Saturday, December 02, 2006

So, went to the Seattle iteration of the International Motorcycle Show today, frankly I was disappointed. Only two new models caught my eye. The rest of the cool bikes were specials.

Cruisers continue to get slower, fatter, heavier, longer, and lower. Most of the 800's dwarfed the V-max! We found nothing for my wife's frame that didn't have her feet stretched WAY out in front of her, the classic " butt in a barrel " look. No thanks.

Sportbikes get more and more alike. Even the sportbike customs follow the same recipe - chrome everything, extend the swingarm, put a fat rear tire on it, add spikes, and spray paint on the most garish graphics imaginable. Done.

Add to that both KTM and Triumph were absent, it was pretty slim for mechanical eye candy. Lots of Harley accessory type crap everywhere, though. Is this what we're heading to? Do-rags and cheap fringed leather?

O.K., enough whining. Here's my pics....
First, a neat stumpy special that began life as a Mille or Tuono. I liked the front, but the rear needed some downsizing to match. The big tailsection and twin big pipes made it look unbalanced. Different is good.



A classic Ducati 750 Sport was on display, looking low and long and stable.


This beast.

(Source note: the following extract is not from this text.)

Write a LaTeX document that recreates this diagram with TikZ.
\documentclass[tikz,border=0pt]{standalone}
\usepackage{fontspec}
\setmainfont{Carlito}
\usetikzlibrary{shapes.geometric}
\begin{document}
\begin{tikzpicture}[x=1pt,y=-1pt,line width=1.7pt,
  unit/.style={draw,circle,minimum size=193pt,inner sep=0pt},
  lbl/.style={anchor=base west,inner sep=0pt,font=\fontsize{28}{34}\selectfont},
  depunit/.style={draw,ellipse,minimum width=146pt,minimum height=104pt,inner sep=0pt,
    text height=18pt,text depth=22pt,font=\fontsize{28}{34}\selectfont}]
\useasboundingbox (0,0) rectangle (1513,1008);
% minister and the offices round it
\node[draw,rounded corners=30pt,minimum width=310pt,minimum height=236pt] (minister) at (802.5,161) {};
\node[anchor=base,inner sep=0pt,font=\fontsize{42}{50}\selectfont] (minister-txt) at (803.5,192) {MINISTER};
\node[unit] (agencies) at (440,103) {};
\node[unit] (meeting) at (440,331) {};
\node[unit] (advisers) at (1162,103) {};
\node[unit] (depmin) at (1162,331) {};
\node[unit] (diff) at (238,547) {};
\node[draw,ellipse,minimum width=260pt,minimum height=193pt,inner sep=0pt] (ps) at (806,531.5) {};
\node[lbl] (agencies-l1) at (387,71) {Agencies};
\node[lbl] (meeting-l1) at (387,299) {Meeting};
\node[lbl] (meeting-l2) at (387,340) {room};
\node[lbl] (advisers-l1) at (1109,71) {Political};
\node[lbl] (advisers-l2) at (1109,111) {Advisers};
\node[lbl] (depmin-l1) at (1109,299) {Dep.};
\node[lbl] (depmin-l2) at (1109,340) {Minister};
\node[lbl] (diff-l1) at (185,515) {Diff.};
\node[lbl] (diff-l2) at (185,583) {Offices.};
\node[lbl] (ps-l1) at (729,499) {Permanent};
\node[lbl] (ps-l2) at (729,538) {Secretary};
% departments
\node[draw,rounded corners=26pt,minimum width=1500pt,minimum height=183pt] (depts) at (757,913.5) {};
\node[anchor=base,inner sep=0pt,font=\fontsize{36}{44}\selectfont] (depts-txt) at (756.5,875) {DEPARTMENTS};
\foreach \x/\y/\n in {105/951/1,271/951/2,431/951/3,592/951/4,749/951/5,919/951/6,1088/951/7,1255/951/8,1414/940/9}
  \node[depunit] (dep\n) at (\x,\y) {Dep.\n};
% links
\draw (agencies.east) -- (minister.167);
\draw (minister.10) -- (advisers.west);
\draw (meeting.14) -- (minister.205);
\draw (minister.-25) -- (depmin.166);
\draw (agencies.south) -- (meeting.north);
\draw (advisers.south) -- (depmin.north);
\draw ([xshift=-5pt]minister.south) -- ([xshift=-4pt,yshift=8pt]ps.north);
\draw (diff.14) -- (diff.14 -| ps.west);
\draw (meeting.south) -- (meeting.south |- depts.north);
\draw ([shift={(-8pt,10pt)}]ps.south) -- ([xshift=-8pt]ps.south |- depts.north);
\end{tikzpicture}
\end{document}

A custom flattracker chassis, an a huge 1000cc vtwin from (my guess) a SV 1000. Nice work. A plaque stated they had to detune to reduce the power from 120 to under 100 to try to keep the tire hooked up. Forget XR 1000 replicas, think how much fun this thing would be on the street.











The first new bike, Ducati's 1098 sized replacement for the 999. Lots of Desmodecci cues here, it had a pretty constant throng of onlookers. Pretty.

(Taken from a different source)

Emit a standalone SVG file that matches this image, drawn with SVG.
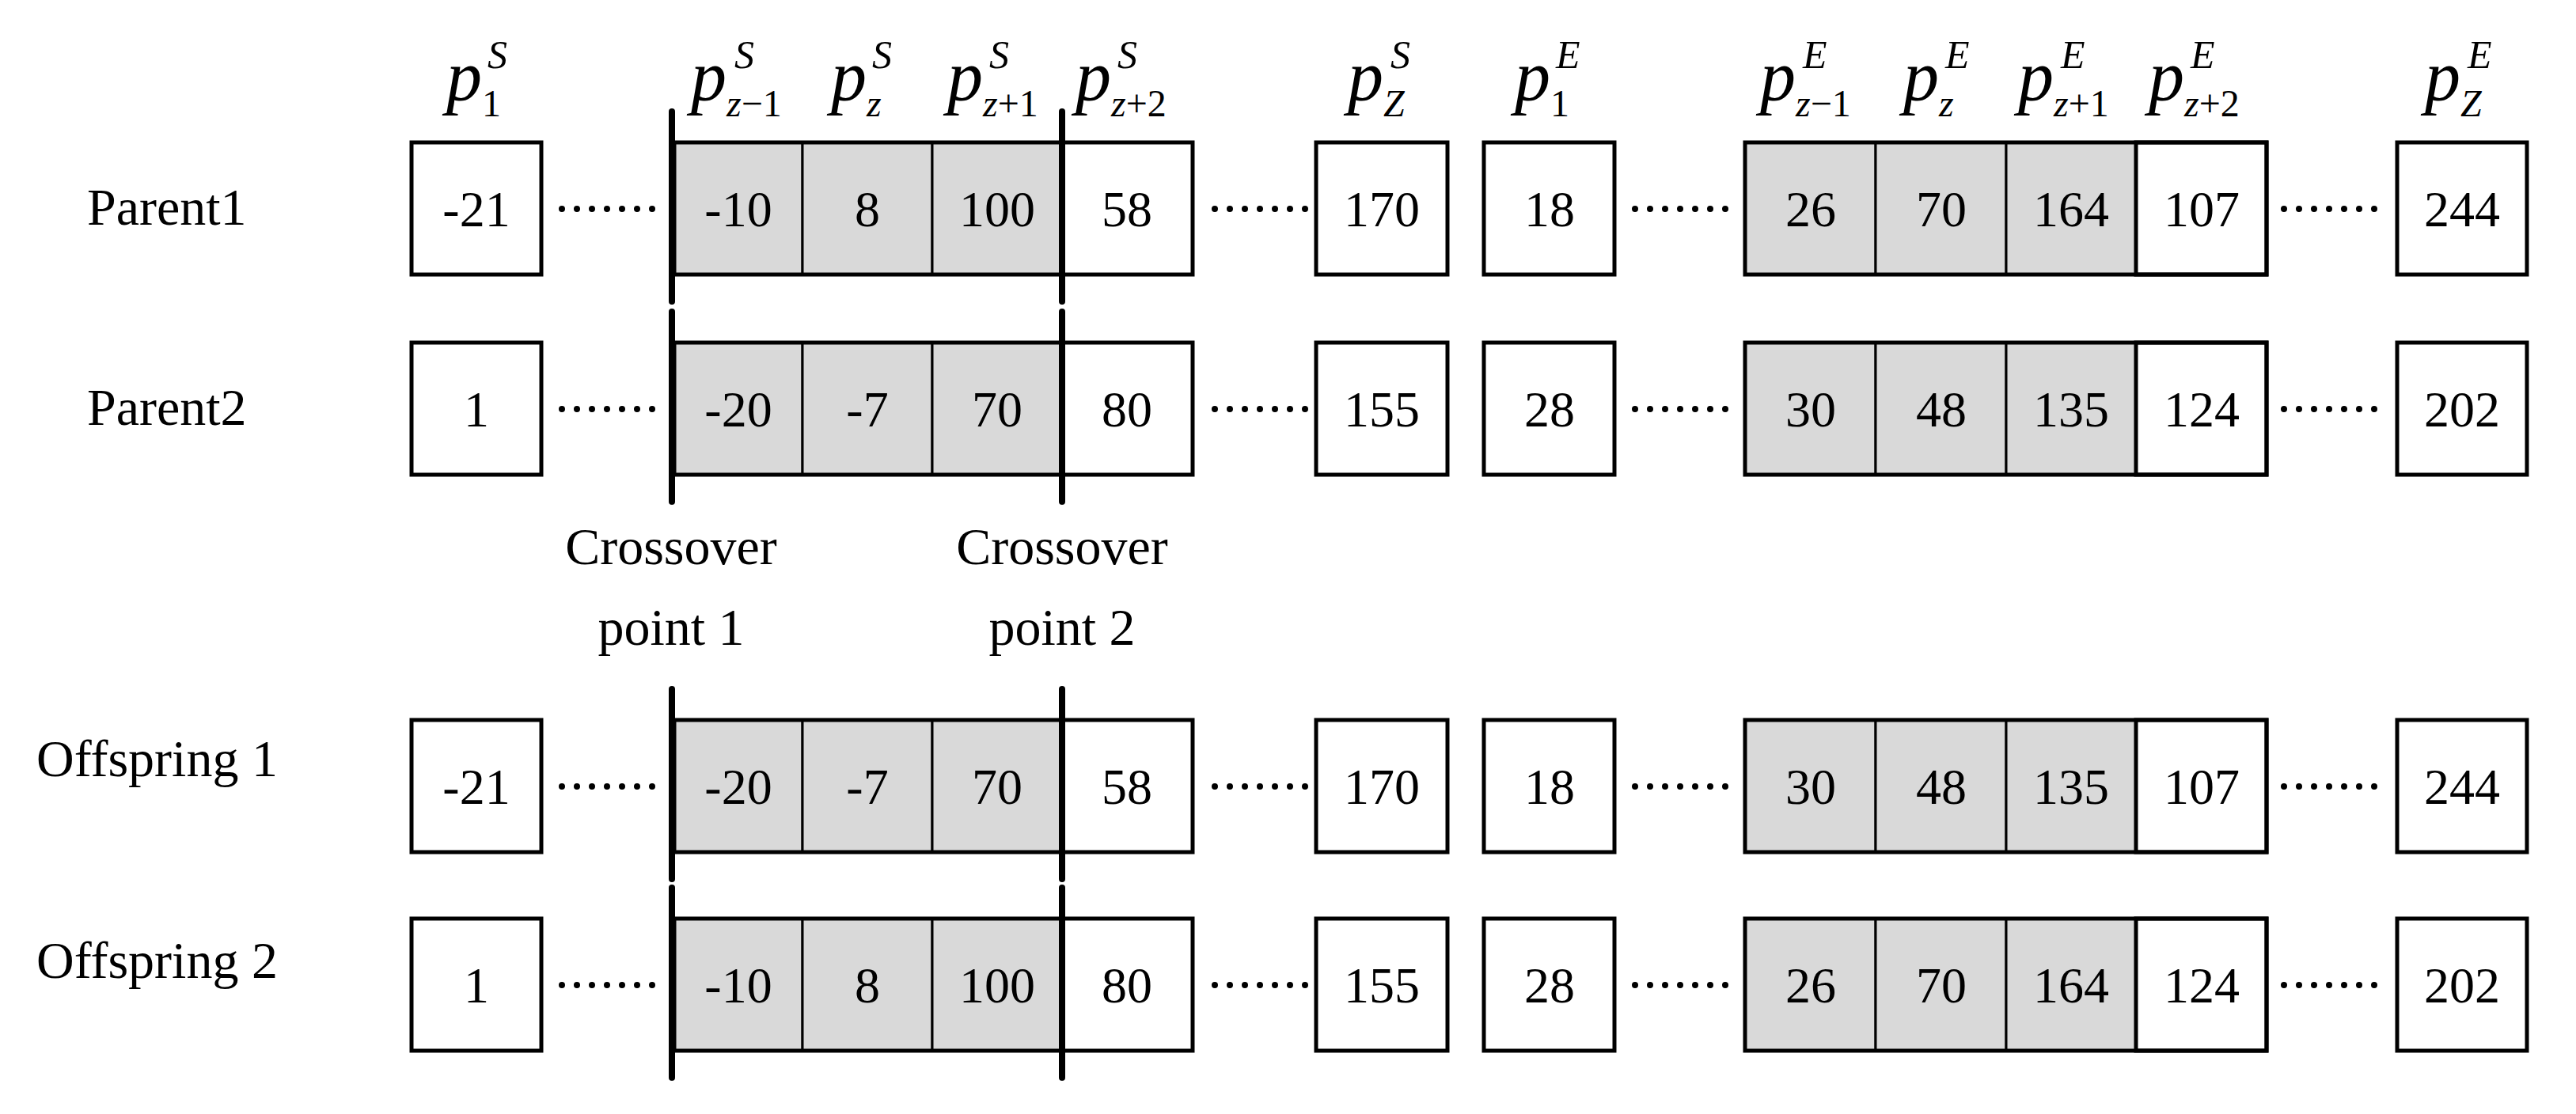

Now, MY pick. Kawasaki's new Z-1000. Unlike the old, which contained a version of the old zx-9 engine, this beast contains the last (and more evil) generation of Kawi's top shelf sportbike motor, the zx-10. That's 160ish HP!! Though no doubt "tuned for torque" as all factory naked bikes are( why?WHY?), it should still be a ridiculous amount of fun.



Those pipes have to go, though. Like the old Z, they're a love-or-hate bit.

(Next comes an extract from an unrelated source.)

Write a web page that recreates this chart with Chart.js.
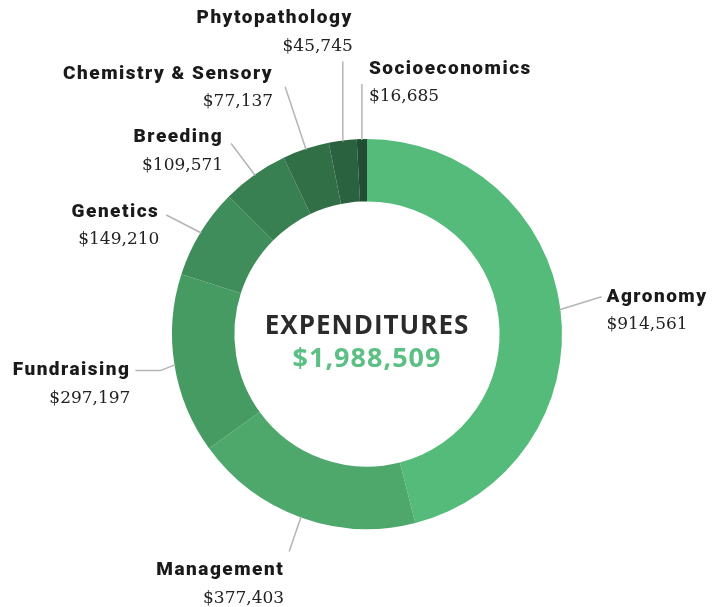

Muzzy's makes a $5000 turbo kit that bolts onto the zx-10, bet it'll fit here too. Hmmm, get rid of those ugly exhausts and gain even more dumb HP? That'd be no fun at all.



Finally, this is what the business side of a 350 mph streamliner looks like. Custom pieces everywhere, no wasted space.







There, thats all, folks. Donate your 13 bucks to me, and save yourself a trip.